En la Nueva Jerusalén el Espíritu está vivo: quien llega con corazón sincero y pide ser revestido de la Luz, de la Luz que salva, será renovado para abrir el corazón a Su acción que dona la Vida (Jn 6,63). La Pentecostés en la Tierra de Amor es continua, para ayudar a todos a comprender el único mensaje universal que el Padre desea: amar a Cristo con todos sí mismos (Mc 12,30; 1Jn 5,1); amar a María con toda la propia alma, a fin de que cada uno pueda comprender con el propio espíritu, la vida, la eterna Vida (Jn 3,16; 5,24; 17,3) que proyecta los corazones a vivir perennemente, por la eternidad, el Cielo.

Éste es lo que esta Iglesia transmite de esta Tierra de Amor, para poder vencer y hacer vencer, a fin de que se pueda vivir en este mundo pero ser del Cielo, con el corazón orientado hacia el Cielo, para poder vivir y ser verdaderos hombres y verdaderos cristianos.

Una es la Verdad: Cristo (Jn 14,6).

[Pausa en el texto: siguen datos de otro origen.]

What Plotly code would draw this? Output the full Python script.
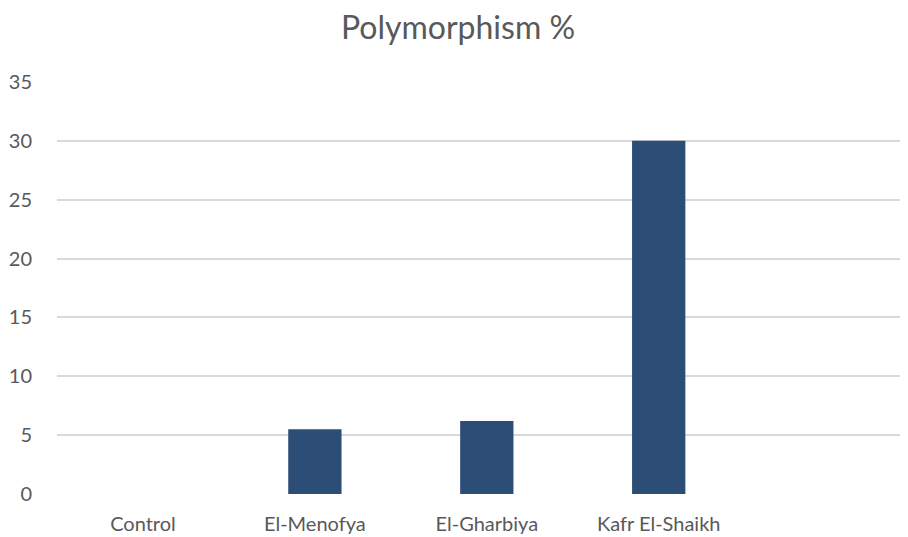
import plotly.graph_objects as go

categories = ["Control", "El-Menofya", "El-Gharbiya", "Kafr El-Shaikh"]
values = [0, 5.5, 6.2, 30]
y_ticks = [0, 5, 10, 15, 20, 25, 30, 35]

fig = go.Figure(go.Bar(
    x=categories, y=values,
    marker=dict(color="#2C4D75", line=dict(width=0)),
))

# page body has an 8px margin, so the figure is sized/offset to compensate
fig.update_layout(
    width=900, height=529,
    paper_bgcolor="white", plot_bgcolor="white",
    margin=dict(l=49, r=0, t=74, b=43),
    bargap=0.69,
    showlegend=False,
    font=dict(family="Lato, 'Open Sans', sans-serif", color="#595959", size=20),
    title=dict(text="Polymorphism %", x=0.5, xanchor="center", y=0.962, yanchor="middle",
               font=dict(size=32, color="#595959")),
    xaxis=dict(
        range=[-0.5, 4.45], showgrid=False, zeroline=False, showline=False,
        ticks="outside", ticklen=12, tickcolor="rgba(0,0,0,0)",
        tickfont=dict(size=20, color="#595959"),
    ),
    yaxis=dict(
        range=[0, 35], tickvals=y_ticks, showgrid=True, gridcolor="#D9D9D9", gridwidth=1.5,
        zeroline=False, showline=False,
        ticks="outside", ticklen=20, tickcolor="rgba(0,0,0,0)",
        tickfont=dict(size=20, color="#595959"),
    ),
)

fig.write_html("out.html")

Y la Verdad no puede ser aguada. La Verdad absoluta no puede ser una verdad personal, sino que Una es la Verdad: aquella que Dios Padre Todopoderoso ha transmitido, transmite y transmitirá en Cristo, con Cristo y por Cristo (Jn 4,23-24). Hasta cuando el mundo no comprenderá la Verdad, la Paz no podrá ser estable sobre esta Tierra. La Paz será estable sobre esta Tierra sólo cuando el mundo querrá comprender los Tesoros del Cielo y cuando la iniquidad será sometida y definitivamente aniquilada (2Ts 2,7-12). Y las raíces de la cristiandad nunca secarán porque fuente de eterna Vida (Ap 22,2).